The Royal Mail’s beleaguered Post Office division has been attacked by senior MPs as it struggles to recover from the dispute with postal workers.

The pay and conditions row resulted in a series of strikes and a huge backlog of mail.

The main thrust of the criticism by the Public Accounts Committee, however, was reserved for the Department for Business, Innovation and Skills. The MPs criticised the ‘distress and upheaval’ caused to rural and urban communities by the closure of post offices.

The government had shown a ‘real lack of concern’ for citizens in failing to adequately assess the social and economic costs of closing 2,500 outlets, said the report into the Post Office Network change programme, published on November 12.

The report found that a large proportion of the benefits of the programme and the annual savings were not being separately monitored.
‘Even if the forecast savings are achieved, there is still a need for Post Office Ltd to expand its government-related revenue if the network is to become financially sustainable,’ it warned.

PAC chair Edward Leigh said: ‘The consultation process appeared to the public as little more than a piece of window-dressing for a decision, which to all intents and purposes had already been taken.’
He said the department had failed to clarify what  a sustainable post office network would look like.
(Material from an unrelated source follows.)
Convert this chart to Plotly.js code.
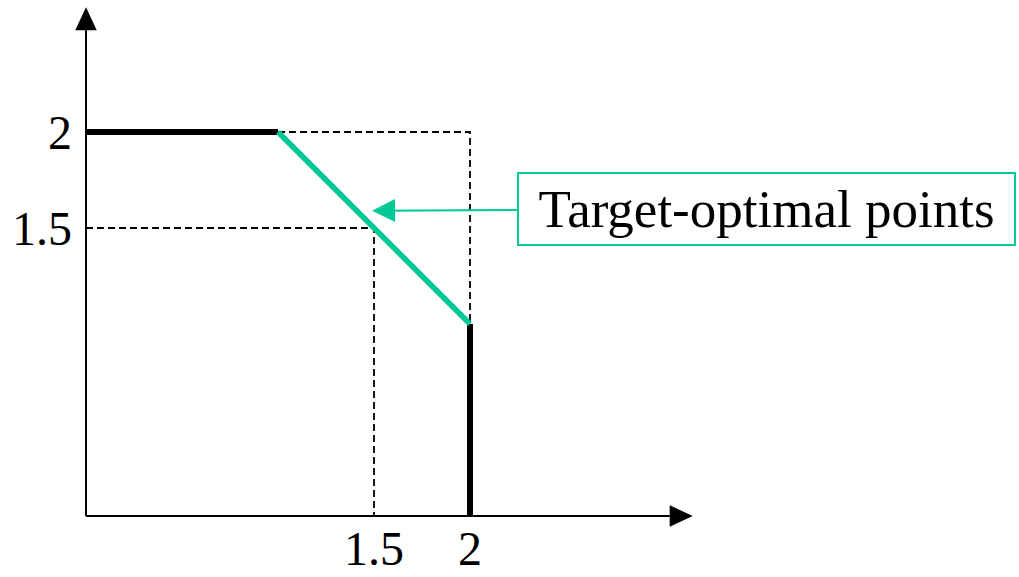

It should set out its expectations concerning the size, spread and composition of the network, he added.

‘In view of the distress and upheaval caused to rural and urban communities by the closure programme and the less than impressive financial benefits – a forecast saving of £45m a year from 2011/12, following a loss of £17m in each of the five preceding years – compulsory closures of post offices should in future be a last resort, not a first,’ he added.

In 2007, the then Department of Trade and Industry and Post Office Ltd agreed a £1.7bn plan to make the network financially sustainable. This included a £150m annual subsidy. One element of this plan was the Network Change Programme, which envisaged the closure of up to 2,500 post office branches.